* **DIRECTIONS**: Extract, unchanged, every line from the top of the material below through the line with "plt.rcParams['mathtext.default'] = 'regular'", and no more.

┏━━

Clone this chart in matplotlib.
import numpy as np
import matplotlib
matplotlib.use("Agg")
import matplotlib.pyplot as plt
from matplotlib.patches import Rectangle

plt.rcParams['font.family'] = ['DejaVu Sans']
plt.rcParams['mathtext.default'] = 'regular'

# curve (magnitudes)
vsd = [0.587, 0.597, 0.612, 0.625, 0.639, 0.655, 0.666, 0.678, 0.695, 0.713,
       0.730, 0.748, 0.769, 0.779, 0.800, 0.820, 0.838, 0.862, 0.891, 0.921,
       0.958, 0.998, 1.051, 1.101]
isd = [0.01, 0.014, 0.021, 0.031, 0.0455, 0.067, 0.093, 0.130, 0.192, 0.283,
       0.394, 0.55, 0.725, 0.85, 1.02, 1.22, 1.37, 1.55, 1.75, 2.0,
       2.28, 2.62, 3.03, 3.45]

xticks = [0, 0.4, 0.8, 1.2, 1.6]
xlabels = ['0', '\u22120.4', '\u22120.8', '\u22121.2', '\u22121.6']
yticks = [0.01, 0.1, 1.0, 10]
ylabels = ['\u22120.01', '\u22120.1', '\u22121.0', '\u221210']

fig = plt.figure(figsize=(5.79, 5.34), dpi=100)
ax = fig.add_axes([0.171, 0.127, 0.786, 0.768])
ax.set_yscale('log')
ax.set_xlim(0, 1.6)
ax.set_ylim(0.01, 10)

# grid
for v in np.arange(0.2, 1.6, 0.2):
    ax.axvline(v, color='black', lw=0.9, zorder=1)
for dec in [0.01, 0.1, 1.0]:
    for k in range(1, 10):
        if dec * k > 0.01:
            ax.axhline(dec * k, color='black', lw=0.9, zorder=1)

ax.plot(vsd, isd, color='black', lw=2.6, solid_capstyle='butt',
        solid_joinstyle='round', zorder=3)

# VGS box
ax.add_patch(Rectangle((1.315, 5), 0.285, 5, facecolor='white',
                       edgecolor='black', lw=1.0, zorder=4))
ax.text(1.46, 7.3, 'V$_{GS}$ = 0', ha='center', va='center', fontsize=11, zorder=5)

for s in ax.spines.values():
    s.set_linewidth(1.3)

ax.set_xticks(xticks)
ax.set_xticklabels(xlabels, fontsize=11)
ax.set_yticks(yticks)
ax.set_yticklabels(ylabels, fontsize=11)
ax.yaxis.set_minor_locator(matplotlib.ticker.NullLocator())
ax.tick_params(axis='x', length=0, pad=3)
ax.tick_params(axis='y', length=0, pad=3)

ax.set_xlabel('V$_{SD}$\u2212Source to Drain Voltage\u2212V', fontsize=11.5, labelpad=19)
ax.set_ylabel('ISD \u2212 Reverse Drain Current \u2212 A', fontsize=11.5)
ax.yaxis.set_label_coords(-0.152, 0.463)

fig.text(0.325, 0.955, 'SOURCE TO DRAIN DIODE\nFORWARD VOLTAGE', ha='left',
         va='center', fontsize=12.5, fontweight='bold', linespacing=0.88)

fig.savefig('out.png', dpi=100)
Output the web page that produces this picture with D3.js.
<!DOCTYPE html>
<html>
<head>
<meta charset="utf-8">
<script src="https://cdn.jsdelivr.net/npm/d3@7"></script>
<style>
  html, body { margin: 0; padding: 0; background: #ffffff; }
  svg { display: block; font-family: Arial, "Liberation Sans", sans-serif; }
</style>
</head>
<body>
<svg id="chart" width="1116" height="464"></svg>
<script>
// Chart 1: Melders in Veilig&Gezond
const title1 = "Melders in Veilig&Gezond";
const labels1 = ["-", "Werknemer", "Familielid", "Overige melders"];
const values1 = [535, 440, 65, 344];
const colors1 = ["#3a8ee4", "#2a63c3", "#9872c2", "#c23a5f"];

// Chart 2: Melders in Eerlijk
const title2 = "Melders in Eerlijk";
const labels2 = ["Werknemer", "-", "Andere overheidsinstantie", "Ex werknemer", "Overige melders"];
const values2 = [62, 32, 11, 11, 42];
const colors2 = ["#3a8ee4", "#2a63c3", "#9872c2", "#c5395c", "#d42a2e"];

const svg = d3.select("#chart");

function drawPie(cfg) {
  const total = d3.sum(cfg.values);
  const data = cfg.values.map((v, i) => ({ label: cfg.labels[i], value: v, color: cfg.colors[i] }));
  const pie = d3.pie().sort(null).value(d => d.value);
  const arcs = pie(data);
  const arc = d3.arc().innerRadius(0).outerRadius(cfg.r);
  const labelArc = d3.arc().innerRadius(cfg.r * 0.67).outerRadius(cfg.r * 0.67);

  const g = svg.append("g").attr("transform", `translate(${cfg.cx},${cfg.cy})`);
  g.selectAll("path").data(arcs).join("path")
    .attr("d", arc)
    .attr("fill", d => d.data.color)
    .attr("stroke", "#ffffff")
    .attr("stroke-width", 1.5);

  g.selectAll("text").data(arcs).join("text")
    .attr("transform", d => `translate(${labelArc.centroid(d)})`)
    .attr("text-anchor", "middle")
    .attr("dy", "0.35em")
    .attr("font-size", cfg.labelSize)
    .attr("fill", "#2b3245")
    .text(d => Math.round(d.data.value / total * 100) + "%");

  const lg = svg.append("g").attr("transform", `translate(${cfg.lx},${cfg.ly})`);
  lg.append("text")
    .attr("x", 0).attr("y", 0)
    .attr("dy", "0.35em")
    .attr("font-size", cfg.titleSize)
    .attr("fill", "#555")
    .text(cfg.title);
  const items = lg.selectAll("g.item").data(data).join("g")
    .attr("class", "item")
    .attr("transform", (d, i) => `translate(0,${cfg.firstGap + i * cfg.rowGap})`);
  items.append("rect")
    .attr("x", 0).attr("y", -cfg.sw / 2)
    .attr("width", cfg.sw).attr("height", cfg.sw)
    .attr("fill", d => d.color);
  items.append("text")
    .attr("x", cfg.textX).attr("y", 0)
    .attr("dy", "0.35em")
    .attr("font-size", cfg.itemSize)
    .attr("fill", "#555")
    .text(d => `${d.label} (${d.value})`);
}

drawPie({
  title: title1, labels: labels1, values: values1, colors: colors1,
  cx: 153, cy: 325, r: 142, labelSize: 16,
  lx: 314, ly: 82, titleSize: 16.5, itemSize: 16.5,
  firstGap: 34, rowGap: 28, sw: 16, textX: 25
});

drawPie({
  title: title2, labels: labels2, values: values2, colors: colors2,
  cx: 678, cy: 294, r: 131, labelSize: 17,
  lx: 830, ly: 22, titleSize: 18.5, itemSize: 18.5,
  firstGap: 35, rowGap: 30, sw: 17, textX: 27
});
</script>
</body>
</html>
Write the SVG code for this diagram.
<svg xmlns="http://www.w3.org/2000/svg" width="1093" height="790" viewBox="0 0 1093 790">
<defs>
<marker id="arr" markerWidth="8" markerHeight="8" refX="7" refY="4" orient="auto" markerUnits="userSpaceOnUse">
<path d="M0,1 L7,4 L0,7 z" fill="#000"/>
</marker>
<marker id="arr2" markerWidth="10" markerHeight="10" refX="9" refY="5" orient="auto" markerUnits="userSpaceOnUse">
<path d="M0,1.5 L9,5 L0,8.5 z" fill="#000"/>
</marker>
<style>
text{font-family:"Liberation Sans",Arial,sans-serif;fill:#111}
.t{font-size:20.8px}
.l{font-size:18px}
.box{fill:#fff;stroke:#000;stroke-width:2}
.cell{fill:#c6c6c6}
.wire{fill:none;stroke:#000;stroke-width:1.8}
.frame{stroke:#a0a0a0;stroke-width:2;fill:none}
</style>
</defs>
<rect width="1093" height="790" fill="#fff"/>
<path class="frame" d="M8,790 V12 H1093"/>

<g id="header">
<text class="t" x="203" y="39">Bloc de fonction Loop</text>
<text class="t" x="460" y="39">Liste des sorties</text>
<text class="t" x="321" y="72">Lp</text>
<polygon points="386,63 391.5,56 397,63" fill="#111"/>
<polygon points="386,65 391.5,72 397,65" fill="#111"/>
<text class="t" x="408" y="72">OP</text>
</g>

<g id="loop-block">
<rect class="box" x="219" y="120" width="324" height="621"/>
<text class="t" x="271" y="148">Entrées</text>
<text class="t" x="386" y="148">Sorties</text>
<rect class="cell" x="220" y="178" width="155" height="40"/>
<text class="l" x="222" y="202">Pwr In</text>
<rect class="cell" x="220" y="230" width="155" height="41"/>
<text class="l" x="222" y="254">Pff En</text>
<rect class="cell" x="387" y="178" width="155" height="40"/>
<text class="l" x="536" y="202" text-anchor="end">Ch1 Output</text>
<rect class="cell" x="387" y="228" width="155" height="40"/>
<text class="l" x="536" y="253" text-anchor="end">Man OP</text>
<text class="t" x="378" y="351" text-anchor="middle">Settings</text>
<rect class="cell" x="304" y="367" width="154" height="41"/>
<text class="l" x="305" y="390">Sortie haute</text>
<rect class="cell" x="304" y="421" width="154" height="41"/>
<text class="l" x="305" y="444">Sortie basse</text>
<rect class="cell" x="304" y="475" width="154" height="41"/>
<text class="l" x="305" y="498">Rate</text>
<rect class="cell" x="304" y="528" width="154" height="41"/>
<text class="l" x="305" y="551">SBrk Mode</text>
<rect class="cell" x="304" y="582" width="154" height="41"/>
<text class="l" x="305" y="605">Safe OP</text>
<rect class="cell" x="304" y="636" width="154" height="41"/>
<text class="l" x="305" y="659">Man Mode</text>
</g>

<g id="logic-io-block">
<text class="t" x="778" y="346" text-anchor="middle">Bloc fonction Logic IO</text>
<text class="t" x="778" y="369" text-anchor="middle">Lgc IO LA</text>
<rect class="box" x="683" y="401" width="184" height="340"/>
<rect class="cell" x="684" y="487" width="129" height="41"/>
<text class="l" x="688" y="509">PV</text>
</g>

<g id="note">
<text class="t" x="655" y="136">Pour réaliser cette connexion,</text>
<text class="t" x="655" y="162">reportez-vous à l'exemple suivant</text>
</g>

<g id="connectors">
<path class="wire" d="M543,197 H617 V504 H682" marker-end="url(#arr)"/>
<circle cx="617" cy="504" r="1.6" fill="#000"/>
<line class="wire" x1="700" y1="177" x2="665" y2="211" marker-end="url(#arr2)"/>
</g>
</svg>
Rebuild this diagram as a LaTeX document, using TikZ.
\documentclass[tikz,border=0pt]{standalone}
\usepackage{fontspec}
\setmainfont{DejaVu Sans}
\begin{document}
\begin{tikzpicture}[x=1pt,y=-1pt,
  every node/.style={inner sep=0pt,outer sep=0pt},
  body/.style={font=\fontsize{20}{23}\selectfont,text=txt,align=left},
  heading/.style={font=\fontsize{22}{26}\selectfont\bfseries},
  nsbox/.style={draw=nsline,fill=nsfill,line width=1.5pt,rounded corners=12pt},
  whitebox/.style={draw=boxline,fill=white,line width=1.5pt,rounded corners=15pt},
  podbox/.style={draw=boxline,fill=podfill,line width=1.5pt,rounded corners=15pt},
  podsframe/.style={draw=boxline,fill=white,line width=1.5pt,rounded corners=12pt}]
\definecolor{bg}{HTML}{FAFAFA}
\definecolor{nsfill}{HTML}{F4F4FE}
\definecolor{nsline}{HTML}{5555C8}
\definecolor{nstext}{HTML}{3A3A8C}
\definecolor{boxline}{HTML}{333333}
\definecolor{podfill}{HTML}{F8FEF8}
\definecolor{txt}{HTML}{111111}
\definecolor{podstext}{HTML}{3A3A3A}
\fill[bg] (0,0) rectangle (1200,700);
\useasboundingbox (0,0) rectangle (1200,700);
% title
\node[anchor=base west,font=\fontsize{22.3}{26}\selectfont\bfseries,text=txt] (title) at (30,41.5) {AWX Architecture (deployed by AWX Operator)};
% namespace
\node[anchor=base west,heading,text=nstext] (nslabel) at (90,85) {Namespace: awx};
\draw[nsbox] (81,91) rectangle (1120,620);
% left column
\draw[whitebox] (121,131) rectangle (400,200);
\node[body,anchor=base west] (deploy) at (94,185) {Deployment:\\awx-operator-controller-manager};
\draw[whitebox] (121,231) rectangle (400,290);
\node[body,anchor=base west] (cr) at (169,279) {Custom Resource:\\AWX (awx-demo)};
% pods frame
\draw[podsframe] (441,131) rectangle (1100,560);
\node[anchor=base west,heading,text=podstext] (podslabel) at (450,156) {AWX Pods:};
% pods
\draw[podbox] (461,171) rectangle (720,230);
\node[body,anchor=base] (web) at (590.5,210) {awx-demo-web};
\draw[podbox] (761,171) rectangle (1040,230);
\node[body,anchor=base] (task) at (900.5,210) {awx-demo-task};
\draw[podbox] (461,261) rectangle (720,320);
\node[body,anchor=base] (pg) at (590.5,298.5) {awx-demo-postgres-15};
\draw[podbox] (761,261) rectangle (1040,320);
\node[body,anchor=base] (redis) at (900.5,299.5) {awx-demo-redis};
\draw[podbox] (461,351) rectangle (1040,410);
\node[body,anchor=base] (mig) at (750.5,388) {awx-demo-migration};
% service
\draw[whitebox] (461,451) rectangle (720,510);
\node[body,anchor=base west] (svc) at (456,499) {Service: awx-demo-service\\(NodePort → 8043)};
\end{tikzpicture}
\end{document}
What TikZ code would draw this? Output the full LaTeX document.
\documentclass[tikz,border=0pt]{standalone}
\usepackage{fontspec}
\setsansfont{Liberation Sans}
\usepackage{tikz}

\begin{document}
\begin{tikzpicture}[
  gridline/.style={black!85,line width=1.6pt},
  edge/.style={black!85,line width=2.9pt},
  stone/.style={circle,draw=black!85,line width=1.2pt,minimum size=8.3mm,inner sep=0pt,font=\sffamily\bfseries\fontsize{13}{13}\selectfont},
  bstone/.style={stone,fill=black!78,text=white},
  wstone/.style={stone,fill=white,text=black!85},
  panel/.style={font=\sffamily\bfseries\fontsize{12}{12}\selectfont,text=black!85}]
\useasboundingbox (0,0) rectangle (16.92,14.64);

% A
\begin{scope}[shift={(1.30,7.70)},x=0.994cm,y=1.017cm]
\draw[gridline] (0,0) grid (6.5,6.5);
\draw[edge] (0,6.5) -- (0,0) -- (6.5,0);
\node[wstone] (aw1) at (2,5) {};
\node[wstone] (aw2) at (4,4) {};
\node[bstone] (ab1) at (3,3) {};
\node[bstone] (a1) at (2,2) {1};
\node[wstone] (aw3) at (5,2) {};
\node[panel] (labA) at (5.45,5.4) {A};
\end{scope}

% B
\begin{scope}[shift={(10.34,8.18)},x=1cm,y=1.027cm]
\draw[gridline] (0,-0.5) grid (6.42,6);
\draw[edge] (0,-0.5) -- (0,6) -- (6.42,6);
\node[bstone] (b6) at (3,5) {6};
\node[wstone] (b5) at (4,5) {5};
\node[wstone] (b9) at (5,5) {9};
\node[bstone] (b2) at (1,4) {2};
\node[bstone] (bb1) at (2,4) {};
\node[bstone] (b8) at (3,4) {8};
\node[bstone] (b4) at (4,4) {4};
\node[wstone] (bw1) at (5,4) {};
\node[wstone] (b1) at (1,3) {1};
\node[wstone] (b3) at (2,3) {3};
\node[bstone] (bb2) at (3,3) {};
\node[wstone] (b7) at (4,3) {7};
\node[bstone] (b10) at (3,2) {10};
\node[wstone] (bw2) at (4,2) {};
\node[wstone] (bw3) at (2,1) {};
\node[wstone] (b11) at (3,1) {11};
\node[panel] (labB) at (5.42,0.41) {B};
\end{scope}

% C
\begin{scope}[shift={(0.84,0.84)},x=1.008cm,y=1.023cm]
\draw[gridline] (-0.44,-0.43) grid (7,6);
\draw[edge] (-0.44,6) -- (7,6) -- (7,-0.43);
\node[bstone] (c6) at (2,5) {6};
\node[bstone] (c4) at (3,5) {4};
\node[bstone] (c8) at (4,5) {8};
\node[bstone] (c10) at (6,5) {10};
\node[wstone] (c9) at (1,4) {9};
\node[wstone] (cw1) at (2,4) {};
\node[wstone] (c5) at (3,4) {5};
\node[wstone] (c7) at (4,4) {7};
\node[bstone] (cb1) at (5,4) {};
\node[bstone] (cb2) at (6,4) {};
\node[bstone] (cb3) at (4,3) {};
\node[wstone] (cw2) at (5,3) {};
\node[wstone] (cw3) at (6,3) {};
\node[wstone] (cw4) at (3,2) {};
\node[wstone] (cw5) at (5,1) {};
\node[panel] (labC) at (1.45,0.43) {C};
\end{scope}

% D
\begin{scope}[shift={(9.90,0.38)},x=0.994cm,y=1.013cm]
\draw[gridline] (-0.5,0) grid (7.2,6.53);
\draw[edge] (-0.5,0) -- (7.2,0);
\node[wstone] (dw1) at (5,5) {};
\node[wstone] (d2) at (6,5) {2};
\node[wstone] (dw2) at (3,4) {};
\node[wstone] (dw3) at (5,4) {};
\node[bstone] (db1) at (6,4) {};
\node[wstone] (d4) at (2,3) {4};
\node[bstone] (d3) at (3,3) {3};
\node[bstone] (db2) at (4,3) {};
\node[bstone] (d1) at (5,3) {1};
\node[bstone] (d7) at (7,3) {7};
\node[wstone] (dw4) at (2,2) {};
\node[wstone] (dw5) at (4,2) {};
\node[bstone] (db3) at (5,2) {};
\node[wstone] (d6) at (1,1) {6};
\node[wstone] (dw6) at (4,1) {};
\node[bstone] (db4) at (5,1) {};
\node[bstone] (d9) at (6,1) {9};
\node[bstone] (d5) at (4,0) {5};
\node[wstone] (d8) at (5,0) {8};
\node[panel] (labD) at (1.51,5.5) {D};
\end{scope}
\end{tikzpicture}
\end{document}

┗━━

* **THE OUTPUT**:
Clone this chart in matplotlib.
import numpy as np
import matplotlib
matplotlib.use("Agg")
import matplotlib.pyplot as plt
from matplotlib.patches import Rectangle

plt.rcParams['font.family'] = ['DejaVu Sans']
plt.rcParams['mathtext.default'] = 'regular'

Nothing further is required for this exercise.